■ Entries with chart source code
>>

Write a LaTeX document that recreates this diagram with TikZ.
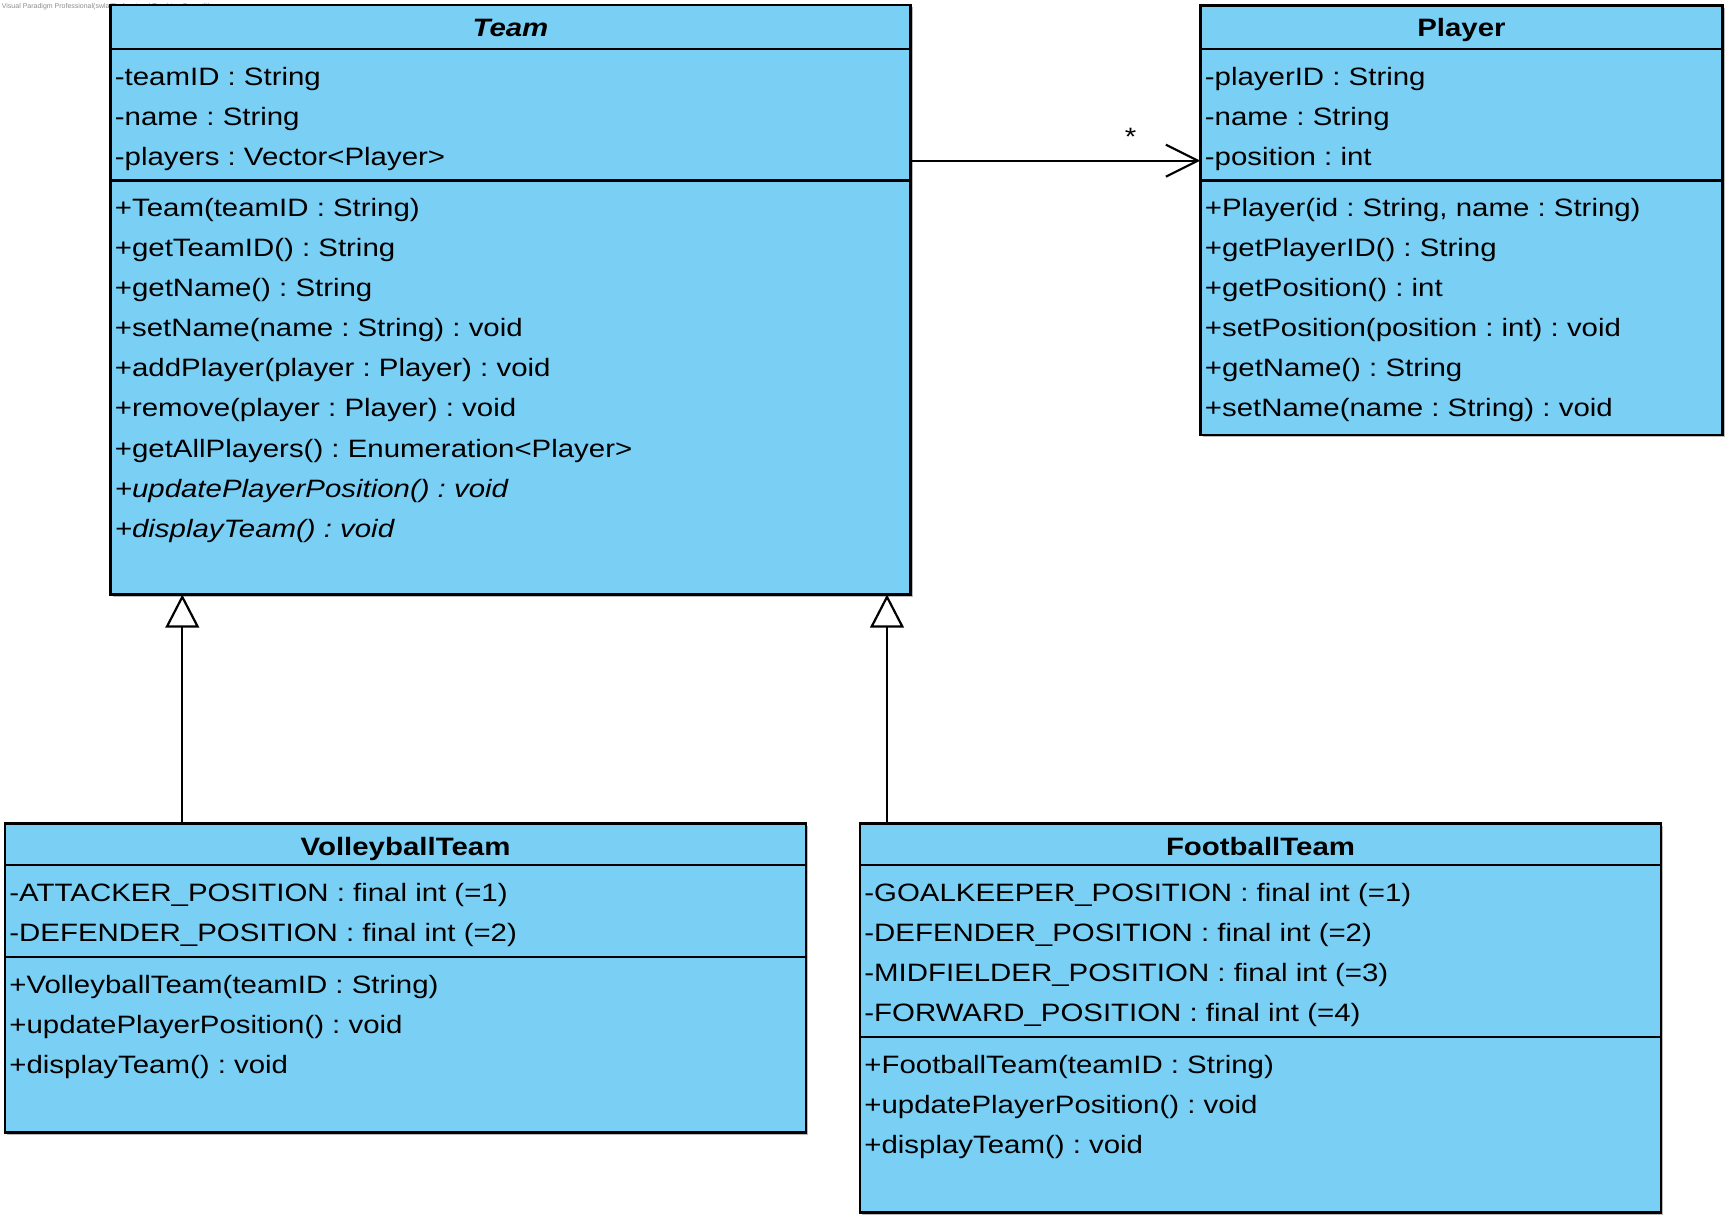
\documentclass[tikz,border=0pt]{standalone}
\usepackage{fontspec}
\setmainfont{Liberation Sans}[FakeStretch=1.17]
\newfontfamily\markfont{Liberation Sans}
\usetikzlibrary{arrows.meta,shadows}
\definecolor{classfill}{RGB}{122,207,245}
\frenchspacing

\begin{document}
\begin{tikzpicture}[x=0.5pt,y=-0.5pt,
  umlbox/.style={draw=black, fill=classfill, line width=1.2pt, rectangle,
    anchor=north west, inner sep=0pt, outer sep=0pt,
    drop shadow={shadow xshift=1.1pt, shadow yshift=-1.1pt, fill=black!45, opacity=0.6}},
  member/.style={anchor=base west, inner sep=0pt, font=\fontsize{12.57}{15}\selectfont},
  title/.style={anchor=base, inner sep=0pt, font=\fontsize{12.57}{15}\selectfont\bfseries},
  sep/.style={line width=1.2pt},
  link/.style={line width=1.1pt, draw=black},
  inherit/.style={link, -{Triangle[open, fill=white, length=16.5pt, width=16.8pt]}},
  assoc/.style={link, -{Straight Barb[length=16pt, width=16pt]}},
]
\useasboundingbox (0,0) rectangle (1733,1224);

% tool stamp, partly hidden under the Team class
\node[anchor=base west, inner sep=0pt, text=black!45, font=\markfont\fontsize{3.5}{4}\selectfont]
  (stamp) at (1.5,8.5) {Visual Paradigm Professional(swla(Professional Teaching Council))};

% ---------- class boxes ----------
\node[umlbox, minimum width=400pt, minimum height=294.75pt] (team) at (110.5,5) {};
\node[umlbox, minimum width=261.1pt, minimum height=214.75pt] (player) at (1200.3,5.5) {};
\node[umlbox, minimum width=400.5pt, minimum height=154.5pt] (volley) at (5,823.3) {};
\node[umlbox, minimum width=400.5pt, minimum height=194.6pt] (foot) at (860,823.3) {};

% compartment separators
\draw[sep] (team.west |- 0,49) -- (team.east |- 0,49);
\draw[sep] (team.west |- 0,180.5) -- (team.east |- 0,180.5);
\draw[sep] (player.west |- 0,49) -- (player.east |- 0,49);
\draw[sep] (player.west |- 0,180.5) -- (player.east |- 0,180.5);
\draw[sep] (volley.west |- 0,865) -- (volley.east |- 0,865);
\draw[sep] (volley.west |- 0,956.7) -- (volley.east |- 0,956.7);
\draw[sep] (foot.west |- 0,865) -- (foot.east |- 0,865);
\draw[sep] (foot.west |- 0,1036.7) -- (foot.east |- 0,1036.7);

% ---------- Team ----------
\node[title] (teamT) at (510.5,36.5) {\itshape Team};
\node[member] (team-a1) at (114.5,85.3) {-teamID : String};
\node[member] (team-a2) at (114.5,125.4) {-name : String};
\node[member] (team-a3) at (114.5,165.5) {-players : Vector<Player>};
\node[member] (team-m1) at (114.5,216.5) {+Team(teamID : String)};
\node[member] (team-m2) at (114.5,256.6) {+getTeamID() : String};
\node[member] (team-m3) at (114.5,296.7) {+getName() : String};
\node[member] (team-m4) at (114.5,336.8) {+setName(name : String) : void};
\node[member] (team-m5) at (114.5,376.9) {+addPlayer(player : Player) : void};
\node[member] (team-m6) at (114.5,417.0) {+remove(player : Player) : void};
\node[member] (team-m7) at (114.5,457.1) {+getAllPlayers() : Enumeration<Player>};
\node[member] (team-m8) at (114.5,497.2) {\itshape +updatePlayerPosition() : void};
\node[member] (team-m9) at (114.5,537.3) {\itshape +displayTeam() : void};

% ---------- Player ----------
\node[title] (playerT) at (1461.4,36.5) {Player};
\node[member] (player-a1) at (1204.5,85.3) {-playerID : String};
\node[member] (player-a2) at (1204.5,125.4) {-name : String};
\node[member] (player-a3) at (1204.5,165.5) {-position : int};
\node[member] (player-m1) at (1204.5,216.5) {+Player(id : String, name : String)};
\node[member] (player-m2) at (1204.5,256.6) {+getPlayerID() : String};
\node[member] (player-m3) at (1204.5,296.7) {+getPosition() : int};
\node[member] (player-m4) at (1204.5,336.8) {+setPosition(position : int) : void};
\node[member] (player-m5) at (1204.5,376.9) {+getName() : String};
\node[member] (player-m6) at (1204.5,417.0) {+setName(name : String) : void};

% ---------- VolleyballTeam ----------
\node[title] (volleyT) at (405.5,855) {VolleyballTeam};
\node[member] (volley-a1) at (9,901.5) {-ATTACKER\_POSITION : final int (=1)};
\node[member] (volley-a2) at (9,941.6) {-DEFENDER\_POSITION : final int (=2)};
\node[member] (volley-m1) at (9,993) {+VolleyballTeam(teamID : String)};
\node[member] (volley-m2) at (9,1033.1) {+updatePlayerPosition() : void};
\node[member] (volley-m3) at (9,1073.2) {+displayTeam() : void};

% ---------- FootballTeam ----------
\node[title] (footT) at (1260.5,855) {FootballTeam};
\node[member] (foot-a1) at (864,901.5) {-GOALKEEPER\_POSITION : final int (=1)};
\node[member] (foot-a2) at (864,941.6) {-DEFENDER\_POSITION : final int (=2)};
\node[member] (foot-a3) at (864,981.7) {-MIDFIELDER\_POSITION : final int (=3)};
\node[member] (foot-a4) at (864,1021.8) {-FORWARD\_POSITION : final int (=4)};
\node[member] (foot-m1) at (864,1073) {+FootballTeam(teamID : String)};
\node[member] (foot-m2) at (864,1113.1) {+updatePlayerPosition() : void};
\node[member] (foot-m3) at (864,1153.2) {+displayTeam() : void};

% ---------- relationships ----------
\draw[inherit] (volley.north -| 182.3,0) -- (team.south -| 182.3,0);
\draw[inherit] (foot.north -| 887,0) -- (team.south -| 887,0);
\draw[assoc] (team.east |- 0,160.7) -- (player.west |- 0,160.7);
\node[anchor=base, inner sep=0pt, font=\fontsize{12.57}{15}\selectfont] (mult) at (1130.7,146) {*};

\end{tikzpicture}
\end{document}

<<
>>

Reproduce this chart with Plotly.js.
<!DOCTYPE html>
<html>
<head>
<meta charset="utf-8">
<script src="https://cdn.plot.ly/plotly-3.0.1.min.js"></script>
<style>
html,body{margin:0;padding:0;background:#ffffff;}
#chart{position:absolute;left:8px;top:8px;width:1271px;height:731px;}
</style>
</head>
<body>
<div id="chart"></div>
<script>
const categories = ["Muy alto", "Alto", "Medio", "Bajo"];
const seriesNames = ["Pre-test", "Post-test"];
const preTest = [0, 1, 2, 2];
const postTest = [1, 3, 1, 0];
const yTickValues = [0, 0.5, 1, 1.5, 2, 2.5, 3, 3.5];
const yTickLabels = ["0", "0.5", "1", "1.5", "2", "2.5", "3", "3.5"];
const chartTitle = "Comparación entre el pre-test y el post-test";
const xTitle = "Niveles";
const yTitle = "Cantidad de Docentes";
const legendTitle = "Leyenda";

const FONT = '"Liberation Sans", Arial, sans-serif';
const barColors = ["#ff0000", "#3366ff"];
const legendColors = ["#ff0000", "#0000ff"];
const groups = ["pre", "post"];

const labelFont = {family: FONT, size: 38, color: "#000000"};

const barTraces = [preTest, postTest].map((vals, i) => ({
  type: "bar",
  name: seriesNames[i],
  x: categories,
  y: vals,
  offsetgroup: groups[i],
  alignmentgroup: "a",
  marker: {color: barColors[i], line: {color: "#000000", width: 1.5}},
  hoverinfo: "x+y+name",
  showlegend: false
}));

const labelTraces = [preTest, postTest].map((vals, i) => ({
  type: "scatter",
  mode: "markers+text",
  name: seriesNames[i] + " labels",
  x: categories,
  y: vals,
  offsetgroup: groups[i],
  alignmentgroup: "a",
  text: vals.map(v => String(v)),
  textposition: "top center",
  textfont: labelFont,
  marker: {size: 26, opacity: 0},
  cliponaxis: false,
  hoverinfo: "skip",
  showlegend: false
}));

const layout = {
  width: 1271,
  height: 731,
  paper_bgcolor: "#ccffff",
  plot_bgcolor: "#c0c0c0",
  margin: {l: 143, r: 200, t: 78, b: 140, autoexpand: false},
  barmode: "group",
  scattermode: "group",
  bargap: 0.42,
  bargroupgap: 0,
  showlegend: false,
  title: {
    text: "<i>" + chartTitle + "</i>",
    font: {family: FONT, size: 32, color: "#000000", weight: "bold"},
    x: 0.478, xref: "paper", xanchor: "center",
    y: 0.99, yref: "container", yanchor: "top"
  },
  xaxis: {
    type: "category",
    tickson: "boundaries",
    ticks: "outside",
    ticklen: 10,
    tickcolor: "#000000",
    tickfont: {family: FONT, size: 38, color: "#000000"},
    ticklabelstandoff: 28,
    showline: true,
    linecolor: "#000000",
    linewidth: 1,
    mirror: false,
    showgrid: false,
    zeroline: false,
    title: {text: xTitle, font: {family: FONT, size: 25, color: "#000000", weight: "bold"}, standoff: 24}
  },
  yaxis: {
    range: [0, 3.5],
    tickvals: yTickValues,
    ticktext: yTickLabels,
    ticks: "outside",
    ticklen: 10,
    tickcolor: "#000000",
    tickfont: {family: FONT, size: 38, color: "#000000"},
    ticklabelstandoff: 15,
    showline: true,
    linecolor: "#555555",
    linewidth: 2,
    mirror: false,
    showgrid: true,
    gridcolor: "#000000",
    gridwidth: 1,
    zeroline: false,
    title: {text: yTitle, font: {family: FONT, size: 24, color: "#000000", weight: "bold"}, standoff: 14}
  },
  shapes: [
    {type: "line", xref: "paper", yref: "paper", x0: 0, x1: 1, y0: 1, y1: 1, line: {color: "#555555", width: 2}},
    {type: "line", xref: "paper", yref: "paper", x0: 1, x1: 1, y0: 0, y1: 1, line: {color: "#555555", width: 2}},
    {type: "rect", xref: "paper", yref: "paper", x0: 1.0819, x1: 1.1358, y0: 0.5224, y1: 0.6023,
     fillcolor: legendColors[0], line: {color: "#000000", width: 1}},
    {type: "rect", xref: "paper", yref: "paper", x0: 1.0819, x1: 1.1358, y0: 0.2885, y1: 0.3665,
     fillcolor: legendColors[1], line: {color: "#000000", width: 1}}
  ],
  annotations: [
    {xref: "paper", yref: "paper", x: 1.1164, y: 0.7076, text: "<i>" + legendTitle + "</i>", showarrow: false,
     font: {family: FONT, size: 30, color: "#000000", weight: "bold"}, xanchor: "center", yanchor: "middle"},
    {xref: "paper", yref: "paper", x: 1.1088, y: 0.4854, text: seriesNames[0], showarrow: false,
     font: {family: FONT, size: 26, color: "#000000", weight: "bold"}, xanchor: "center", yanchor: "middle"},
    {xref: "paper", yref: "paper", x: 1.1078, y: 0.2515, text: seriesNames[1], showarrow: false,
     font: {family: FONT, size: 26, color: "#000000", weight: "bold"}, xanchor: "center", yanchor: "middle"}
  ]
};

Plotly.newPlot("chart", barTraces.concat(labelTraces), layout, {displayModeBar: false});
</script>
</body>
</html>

<<

■ Written task
Give the lines above again exactly, from the one containing "Write a LaTeX" to the one containing "(stamp) at (1.5,8.5)", both included, but leave out the pictures.

■ Solved problem
Write a LaTeX document that recreates this diagram with TikZ.
\documentclass[tikz,border=0pt]{standalone}
\usepackage{fontspec}
\setmainfont{Liberation Sans}[FakeStretch=1.17]
\newfontfamily\markfont{Liberation Sans}
\usetikzlibrary{arrows.meta,shadows}
\definecolor{classfill}{RGB}{122,207,245}
\frenchspacing

\begin{document}
\begin{tikzpicture}[x=0.5pt,y=-0.5pt,
  umlbox/.style={draw=black, fill=classfill, line width=1.2pt, rectangle,
    anchor=north west, inner sep=0pt, outer sep=0pt,
    drop shadow={shadow xshift=1.1pt, shadow yshift=-1.1pt, fill=black!45, opacity=0.6}},
  member/.style={anchor=base west, inner sep=0pt, font=\fontsize{12.57}{15}\selectfont},
  title/.style={anchor=base, inner sep=0pt, font=\fontsize{12.57}{15}\selectfont\bfseries},
  sep/.style={line width=1.2pt},
  link/.style={line width=1.1pt, draw=black},
  inherit/.style={link, -{Triangle[open, fill=white, length=16.5pt, width=16.8pt]}},
  assoc/.style={link, -{Straight Barb[length=16pt, width=16pt]}},
]
\useasboundingbox (0,0) rectangle (1733,1224);

% tool stamp, partly hidden under the Team class
\node[anchor=base west, inner sep=0pt, text=black!45, font=\markfont\fontsize{3.5}{4}\selectfont]
  (stamp) at (1.5,8.5) {Visual Paradigm Professional(swla(Professional Teaching Council))};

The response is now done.